Below is a listing to write out in full, exactly as given, without its pictures.

**AVAILABLE DATA**
** Start **
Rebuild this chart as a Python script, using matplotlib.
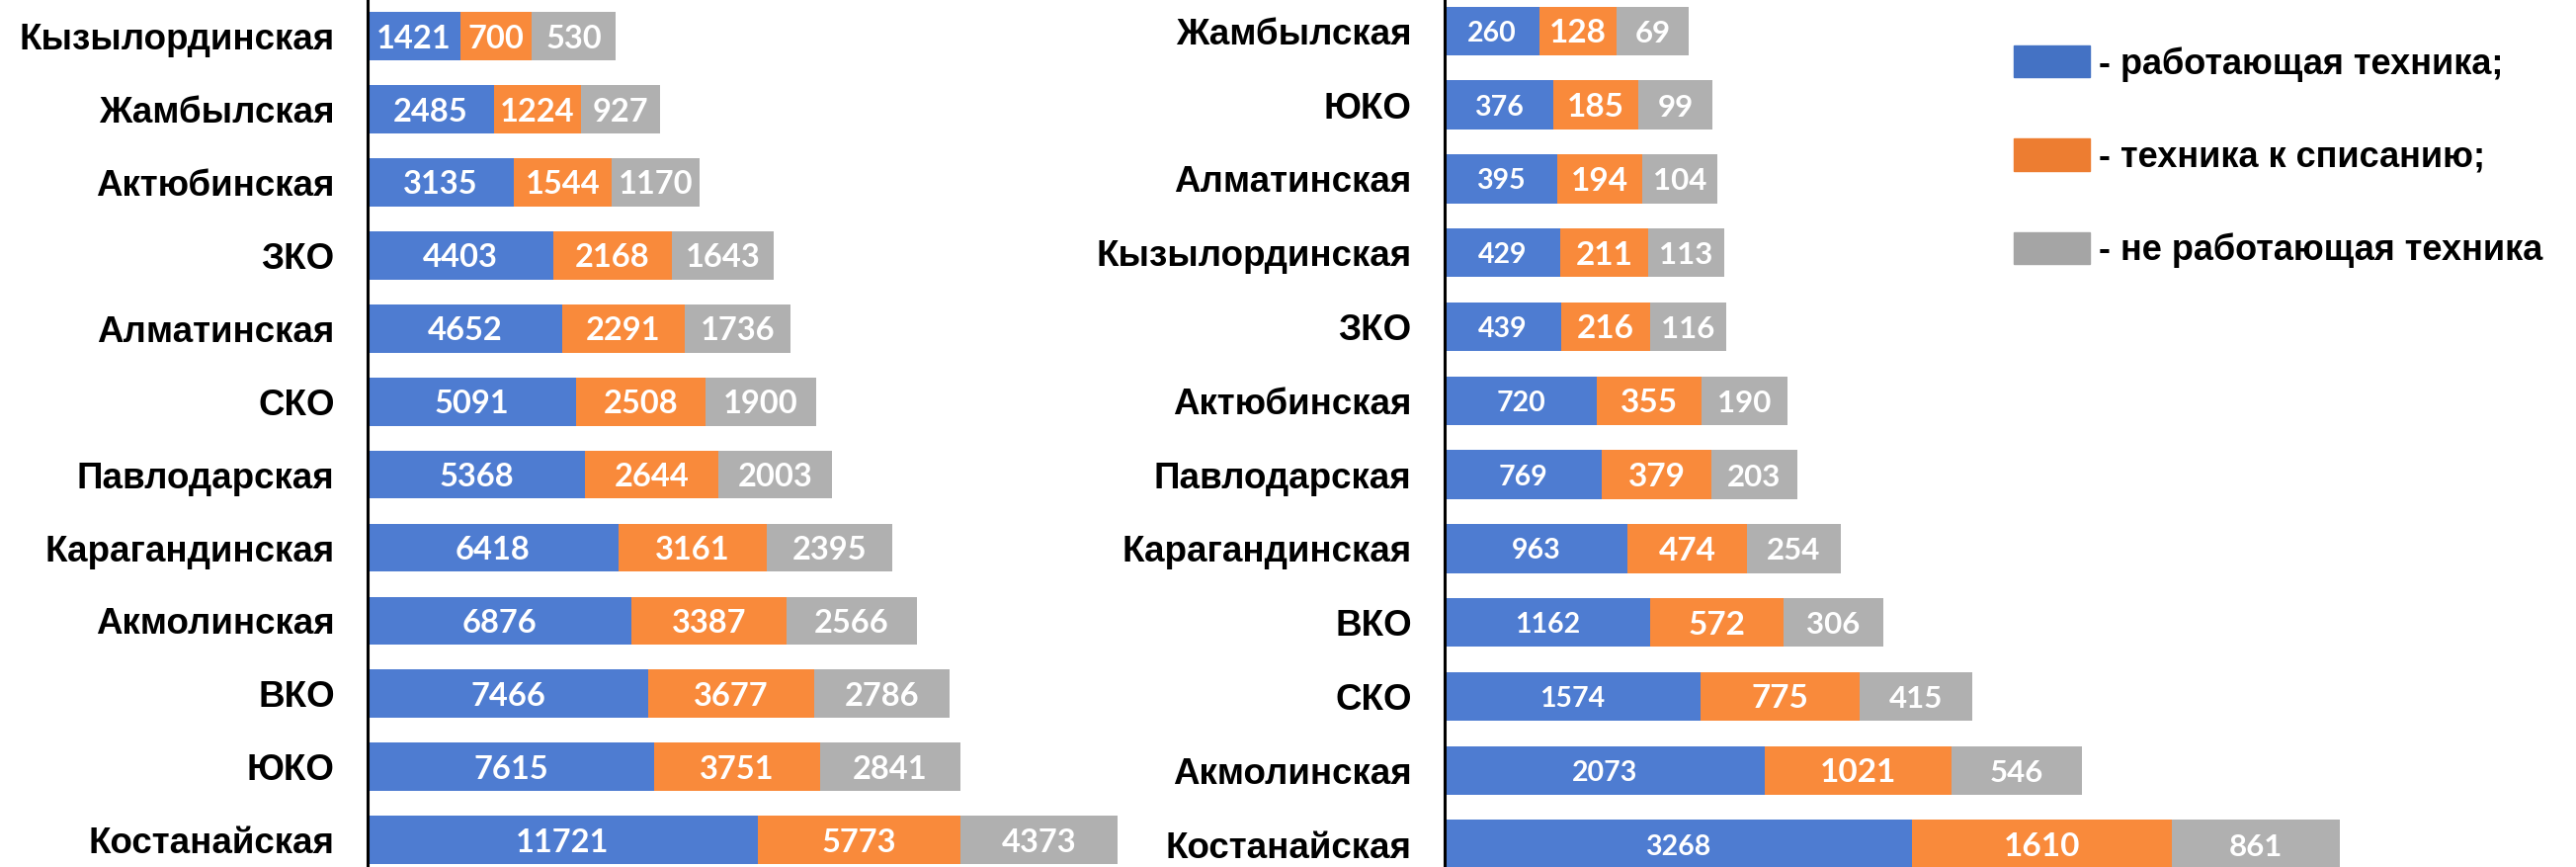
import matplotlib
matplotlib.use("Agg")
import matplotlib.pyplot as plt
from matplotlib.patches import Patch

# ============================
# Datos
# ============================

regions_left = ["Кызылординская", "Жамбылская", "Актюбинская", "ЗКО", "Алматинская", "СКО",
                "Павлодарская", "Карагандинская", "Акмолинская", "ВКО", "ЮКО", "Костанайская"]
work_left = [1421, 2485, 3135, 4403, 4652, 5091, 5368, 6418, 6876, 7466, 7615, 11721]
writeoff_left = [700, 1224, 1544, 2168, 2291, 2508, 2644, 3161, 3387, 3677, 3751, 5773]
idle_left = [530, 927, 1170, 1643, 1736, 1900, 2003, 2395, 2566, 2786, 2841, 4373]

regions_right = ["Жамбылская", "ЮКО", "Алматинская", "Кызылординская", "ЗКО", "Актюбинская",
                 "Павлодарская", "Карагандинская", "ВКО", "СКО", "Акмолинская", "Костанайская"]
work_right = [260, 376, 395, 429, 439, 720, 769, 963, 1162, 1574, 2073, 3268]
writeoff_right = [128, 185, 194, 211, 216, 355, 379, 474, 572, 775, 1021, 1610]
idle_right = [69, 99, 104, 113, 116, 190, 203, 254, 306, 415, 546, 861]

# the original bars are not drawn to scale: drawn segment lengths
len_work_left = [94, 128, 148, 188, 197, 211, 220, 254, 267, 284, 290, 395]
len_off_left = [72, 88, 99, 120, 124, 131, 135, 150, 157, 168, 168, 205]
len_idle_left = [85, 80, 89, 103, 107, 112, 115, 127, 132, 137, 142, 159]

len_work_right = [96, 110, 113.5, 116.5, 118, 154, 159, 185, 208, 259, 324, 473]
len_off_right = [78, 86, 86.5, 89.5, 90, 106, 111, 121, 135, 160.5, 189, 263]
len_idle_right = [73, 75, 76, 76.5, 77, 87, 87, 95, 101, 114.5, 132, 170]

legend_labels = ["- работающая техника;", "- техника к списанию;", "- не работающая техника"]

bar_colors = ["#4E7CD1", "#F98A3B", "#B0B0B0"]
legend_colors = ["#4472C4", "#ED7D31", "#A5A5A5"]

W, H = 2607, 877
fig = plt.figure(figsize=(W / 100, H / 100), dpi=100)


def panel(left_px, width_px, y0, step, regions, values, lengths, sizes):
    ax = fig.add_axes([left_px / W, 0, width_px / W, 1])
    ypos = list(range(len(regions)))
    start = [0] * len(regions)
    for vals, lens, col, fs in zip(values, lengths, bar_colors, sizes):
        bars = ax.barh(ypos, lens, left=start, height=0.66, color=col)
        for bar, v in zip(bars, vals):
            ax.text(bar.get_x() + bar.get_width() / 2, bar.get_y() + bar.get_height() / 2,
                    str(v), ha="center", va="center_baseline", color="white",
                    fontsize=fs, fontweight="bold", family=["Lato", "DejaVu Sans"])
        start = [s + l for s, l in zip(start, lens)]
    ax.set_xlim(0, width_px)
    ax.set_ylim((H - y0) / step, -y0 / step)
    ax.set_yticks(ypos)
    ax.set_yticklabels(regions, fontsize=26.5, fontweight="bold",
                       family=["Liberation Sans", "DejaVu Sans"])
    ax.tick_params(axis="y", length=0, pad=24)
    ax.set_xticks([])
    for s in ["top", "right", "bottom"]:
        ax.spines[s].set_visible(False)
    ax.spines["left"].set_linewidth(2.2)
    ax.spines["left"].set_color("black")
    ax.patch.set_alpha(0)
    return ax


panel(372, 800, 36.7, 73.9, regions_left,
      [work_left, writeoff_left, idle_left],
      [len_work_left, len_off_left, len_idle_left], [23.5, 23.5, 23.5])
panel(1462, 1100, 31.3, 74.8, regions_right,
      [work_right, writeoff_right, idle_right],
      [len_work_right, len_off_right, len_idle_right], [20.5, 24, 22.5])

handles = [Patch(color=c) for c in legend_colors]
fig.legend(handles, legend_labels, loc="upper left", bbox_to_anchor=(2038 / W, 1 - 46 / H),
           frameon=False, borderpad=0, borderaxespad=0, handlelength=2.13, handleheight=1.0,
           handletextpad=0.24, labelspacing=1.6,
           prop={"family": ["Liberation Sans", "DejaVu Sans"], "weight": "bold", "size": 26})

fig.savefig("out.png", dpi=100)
** End **
**RESPONSE**
Rebuild this chart as a Python script, using matplotlib.
import matplotlib
matplotlib.use("Agg")
import matplotlib.pyplot as plt
from matplotlib.patches import Patch

# ============================
# Datos
# ============================

regions_left = ["Кызылординская", "Жамбылская", "Актюбинская", "ЗКО", "Алматинская", "СКО",
                "Павлодарская", "Карагандинская", "Акмолинская", "ВКО", "ЮКО", "Костанайская"]
work_left = [1421, 2485, 3135, 4403, 4652, 5091, 5368, 6418, 6876, 7466, 7615, 11721]
writeoff_left = [700, 1224, 1544, 2168, 2291, 2508, 2644, 3161, 3387, 3677, 3751, 5773]
idle_left = [530, 927, 1170, 1643, 1736, 1900, 2003, 2395, 2566, 2786, 2841, 4373]

regions_right = ["Жамбылская", "ЮКО", "Алматинская", "Кызылординская", "ЗКО", "Актюбинская",
                 "Павлодарская", "Карагандинская", "ВКО", "СКО", "Акмолинская", "Костанайская"]
work_right = [260, 376, 395, 429, 439, 720, 769, 963, 1162, 1574, 2073, 3268]
writeoff_right = [128, 185, 194, 211, 216, 355, 379, 474, 572, 775, 1021, 1610]
idle_right = [69, 99, 104, 113, 116, 190, 203, 254, 306, 415, 546, 861]

# the original bars are not drawn to scale: drawn segment lengths
len_work_left = [94, 128, 148, 188, 197, 211, 220, 254, 267, 284, 290, 395]
len_off_left = [72, 88, 99, 120, 124, 131, 135, 150, 157, 168, 168, 205]
len_idle_left = [85, 80, 89, 103, 107, 112, 115, 127, 132, 137, 142, 159]

len_work_right = [96, 110, 113.5, 116.5, 118, 154, 159, 185, 208, 259, 324, 473]
len_off_right = [78, 86, 86.5, 89.5, 90, 106, 111, 121, 135, 160.5, 189, 263]
len_idle_right = [73, 75, 76, 76.5, 77, 87, 87, 95, 101, 114.5, 132, 170]

legend_labels = ["- работающая техника;", "- техника к списанию;", "- не работающая техника"]

bar_colors = ["#4E7CD1", "#F98A3B", "#B0B0B0"]
legend_colors = ["#4472C4", "#ED7D31", "#A5A5A5"]

W, H = 2607, 877
fig = plt.figure(figsize=(W / 100, H / 100), dpi=100)


def panel(left_px, width_px, y0, step, regions, values, lengths, sizes):
    ax = fig.add_axes([left_px / W, 0, width_px / W, 1])
    ypos = list(range(len(regions)))
    start = [0] * len(regions)
    for vals, lens, col, fs in zip(values, lengths, bar_colors, sizes):
        bars = ax.barh(ypos, lens, left=start, height=0.66, color=col)
        for bar, v in zip(bars, vals):
            ax.text(bar.get_x() + bar.get_width() / 2, bar.get_y() + bar.get_height() / 2,
                    str(v), ha="center", va="center_baseline", color="white",
                    fontsize=fs, fontweight="bold", family=["Lato", "DejaVu Sans"])
        start = [s + l for s, l in zip(start, lens)]
    ax.set_xlim(0, width_px)
    ax.set_ylim((H - y0) / step, -y0 / step)
    ax.set_yticks(ypos)
    ax.set_yticklabels(regions, fontsize=26.5, fontweight="bold",
                       family=["Liberation Sans", "DejaVu Sans"])
    ax.tick_params(axis="y", length=0, pad=24)
    ax.set_xticks([])
    for s in ["top", "right", "bottom"]:
        ax.spines[s].set_visible(False)
    ax.spines["left"].set_linewidth(2.2)
    ax.spines["left"].set_color("black")
    ax.patch.set_alpha(0)
    return ax


panel(372, 800, 36.7, 73.9, regions_left,
      [work_left, writeoff_left, idle_left],
      [len_work_left, len_off_left, len_idle_left], [23.5, 23.5, 23.5])
panel(1462, 1100, 31.3, 74.8, regions_right,
      [work_right, writeoff_right, idle_right],
      [len_work_right, len_off_right, len_idle_right], [20.5, 24, 22.5])

handles = [Patch(color=c) for c in legend_colors]
fig.legend(handles, legend_labels, loc="upper left", bbox_to_anchor=(2038 / W, 1 - 46 / H),
           frameon=False, borderpad=0, borderaxespad=0, handlelength=2.13, handleheight=1.0,
           handletextpad=0.24, labelspacing=1.6,
           prop={"family": ["Liberation Sans", "DejaVu Sans"], "weight": "bold", "size": 26})

fig.savefig("out.png", dpi=100)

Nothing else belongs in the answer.